═════ Available records

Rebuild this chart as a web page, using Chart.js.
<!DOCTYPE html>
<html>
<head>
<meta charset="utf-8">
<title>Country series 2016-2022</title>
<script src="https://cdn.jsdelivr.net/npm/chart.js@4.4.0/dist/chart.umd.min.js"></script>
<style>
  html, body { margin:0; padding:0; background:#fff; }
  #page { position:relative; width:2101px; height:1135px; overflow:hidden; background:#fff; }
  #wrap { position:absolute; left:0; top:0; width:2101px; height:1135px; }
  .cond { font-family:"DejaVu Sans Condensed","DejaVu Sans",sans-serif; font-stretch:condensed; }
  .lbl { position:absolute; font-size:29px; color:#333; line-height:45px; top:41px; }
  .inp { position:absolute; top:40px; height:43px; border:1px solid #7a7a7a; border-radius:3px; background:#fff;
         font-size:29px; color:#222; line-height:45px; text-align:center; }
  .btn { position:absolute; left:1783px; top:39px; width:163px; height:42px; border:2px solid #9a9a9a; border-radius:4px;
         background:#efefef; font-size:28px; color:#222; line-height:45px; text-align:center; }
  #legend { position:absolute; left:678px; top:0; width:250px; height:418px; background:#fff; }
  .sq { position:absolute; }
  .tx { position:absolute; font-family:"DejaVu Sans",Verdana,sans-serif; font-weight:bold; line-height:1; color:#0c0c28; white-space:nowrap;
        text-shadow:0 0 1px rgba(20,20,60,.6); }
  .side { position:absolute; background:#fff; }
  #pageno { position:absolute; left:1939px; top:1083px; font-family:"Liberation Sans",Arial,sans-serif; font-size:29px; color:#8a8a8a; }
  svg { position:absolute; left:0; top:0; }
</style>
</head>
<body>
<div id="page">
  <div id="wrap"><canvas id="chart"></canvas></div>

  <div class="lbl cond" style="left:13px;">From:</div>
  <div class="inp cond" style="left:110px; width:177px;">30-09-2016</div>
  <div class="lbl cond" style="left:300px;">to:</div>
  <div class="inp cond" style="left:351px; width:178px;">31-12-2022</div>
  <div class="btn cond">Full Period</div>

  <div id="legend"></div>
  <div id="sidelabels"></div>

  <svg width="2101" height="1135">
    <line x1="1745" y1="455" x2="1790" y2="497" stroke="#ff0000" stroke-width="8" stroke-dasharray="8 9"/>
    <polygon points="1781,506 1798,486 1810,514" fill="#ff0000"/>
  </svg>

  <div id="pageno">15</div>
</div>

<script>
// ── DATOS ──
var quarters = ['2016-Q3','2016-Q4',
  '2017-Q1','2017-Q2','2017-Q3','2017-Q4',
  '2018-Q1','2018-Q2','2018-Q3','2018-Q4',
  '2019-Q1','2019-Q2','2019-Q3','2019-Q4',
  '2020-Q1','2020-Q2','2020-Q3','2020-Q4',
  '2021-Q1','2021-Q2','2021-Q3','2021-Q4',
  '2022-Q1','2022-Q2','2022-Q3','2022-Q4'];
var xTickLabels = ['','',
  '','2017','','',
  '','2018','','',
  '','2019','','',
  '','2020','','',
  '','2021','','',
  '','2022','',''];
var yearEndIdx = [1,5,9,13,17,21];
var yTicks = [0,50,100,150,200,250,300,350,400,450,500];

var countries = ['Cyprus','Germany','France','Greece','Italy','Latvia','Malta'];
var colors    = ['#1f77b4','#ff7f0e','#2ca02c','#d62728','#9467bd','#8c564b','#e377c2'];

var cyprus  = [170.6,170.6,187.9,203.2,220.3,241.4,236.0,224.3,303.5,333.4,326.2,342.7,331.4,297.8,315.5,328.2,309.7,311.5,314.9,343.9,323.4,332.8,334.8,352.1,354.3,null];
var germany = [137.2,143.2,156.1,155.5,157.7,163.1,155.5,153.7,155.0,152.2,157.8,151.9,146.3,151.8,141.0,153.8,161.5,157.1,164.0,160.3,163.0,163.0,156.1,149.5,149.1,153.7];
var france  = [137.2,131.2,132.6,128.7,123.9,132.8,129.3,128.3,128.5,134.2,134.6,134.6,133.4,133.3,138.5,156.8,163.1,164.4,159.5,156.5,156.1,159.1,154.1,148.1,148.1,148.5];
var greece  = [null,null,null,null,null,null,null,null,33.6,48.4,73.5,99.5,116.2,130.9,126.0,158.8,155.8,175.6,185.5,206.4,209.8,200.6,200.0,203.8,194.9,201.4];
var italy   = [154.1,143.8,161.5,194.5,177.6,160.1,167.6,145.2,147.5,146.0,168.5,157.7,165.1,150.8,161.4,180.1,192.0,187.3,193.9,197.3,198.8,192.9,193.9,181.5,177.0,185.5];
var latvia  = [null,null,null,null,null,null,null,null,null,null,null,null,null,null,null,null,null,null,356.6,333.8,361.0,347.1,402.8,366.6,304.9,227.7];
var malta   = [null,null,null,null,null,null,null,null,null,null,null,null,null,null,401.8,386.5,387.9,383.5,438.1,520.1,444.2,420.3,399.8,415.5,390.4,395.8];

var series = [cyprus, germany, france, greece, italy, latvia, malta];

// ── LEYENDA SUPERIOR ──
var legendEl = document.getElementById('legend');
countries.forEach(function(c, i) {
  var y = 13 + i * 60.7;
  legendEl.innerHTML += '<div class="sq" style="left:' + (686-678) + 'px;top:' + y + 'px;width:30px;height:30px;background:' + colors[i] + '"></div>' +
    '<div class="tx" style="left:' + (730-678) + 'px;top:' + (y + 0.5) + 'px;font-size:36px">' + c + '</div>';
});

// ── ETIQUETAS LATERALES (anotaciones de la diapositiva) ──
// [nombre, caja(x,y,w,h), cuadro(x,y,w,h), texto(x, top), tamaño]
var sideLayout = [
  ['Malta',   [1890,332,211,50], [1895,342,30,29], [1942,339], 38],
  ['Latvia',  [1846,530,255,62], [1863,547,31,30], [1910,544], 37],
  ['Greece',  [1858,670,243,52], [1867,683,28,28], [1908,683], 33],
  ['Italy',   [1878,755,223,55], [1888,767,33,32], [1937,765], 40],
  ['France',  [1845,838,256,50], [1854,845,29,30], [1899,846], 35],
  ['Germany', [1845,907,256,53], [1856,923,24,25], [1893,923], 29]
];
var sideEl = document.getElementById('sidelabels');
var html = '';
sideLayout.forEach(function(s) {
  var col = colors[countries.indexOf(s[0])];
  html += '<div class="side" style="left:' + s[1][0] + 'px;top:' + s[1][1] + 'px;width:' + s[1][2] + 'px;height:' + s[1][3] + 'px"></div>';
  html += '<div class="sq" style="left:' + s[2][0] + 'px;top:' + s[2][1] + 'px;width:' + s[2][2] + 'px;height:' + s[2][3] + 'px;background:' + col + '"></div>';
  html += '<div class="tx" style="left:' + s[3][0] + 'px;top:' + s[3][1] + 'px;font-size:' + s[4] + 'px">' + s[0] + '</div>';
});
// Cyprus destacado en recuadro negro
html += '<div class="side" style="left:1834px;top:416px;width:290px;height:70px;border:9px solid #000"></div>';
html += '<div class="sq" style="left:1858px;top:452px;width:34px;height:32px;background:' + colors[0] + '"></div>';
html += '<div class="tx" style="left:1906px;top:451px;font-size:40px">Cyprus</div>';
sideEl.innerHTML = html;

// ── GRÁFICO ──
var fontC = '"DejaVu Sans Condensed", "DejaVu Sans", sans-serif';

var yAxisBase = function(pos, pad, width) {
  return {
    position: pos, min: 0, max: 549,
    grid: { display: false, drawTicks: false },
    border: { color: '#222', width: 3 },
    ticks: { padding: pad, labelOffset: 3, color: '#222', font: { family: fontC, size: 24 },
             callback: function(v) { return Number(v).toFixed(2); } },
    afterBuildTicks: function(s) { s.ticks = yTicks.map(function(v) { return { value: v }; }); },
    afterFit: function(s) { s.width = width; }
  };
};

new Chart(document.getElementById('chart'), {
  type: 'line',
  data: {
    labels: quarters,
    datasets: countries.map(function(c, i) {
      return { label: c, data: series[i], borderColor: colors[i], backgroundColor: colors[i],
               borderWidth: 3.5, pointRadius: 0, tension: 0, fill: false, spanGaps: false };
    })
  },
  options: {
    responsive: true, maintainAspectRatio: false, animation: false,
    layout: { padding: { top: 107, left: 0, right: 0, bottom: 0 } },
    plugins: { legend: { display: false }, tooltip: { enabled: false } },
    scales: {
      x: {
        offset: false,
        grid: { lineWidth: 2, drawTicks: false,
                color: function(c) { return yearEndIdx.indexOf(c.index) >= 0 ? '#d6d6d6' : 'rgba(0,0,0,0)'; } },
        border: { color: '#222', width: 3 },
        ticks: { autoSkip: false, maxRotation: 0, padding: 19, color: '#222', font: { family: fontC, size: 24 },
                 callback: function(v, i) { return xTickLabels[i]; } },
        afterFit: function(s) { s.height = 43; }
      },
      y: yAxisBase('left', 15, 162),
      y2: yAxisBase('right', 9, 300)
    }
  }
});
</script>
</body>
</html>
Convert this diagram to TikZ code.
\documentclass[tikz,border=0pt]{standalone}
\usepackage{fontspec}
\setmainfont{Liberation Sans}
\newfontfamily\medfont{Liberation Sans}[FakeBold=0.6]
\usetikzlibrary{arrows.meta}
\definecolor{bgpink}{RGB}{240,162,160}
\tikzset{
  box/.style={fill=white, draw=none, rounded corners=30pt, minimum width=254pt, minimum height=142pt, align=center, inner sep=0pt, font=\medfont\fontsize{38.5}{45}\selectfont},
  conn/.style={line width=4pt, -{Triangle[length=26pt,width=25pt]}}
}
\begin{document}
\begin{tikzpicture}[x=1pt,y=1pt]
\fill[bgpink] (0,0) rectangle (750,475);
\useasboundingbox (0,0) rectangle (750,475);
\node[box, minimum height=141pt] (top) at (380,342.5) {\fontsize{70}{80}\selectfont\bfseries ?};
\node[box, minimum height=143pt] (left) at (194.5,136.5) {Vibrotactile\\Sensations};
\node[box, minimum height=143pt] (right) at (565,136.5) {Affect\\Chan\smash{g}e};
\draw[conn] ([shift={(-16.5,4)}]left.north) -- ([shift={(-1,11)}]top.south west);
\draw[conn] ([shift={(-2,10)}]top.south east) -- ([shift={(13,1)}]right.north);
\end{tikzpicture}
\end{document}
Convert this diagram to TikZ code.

══════════

## Problem
Return every line of the preceding records in which the word "chart" appears.

## Task output
Rebuild this chart as a web page, using Chart.js.
<script src="https://cdn.jsdelivr.net/npm/chart.js@4.4.0/dist/chart.umd.min.js"></script>
  <div id="wrap"><canvas id="chart"></canvas></div>
new Chart(document.getElementById('chart'), {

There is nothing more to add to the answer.